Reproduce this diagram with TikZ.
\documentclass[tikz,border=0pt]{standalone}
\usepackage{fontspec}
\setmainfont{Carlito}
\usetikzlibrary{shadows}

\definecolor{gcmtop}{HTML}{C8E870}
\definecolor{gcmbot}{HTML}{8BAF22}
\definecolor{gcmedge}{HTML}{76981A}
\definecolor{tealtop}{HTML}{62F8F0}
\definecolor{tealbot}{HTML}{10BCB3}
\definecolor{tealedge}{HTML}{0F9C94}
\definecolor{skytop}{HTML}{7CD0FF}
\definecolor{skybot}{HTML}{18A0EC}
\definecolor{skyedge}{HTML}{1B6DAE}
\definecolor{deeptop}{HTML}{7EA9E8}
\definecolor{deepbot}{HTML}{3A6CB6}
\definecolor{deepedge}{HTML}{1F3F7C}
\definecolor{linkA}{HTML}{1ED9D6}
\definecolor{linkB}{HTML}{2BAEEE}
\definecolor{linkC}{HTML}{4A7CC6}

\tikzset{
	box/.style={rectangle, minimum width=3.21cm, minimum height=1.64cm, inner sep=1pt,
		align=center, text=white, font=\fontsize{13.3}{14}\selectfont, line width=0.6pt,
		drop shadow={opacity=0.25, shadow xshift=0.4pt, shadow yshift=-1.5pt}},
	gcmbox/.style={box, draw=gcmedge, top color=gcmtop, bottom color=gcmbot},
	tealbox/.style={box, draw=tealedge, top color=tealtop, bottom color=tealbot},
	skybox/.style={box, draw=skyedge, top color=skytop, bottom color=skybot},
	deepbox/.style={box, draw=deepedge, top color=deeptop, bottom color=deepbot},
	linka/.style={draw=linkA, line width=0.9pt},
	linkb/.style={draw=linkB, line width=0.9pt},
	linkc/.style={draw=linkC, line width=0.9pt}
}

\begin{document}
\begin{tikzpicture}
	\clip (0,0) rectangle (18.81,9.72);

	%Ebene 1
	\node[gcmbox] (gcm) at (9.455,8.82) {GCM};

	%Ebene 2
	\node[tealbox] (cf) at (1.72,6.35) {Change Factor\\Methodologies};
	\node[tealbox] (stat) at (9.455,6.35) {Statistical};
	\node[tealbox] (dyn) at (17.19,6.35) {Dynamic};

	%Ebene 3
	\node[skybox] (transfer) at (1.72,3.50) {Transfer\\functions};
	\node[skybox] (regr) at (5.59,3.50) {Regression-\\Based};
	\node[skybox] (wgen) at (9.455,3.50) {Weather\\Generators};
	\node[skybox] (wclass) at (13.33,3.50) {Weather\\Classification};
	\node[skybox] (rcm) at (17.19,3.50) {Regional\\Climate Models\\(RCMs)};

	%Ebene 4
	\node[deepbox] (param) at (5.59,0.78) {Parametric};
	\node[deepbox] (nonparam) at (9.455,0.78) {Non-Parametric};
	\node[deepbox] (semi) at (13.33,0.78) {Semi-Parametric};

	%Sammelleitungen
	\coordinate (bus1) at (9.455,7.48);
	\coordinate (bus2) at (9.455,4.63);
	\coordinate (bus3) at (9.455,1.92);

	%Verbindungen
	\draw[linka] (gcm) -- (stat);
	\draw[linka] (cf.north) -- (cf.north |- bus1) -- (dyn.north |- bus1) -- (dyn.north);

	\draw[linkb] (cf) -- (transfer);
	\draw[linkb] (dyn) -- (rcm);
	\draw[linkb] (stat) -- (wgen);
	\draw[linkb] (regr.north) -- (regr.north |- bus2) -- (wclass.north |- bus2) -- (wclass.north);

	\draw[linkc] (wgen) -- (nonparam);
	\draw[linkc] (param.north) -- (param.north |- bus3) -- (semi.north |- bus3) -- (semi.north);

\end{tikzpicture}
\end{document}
--*--
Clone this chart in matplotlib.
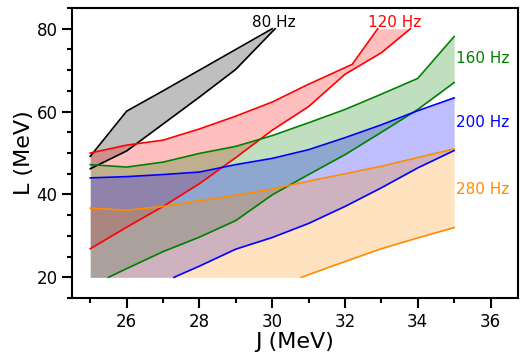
--*--
• Exercise: From the listing above, pick out every line containing "this".

• Task response:
Reproduce this diagram with TikZ.
Clone this chart in matplotlib.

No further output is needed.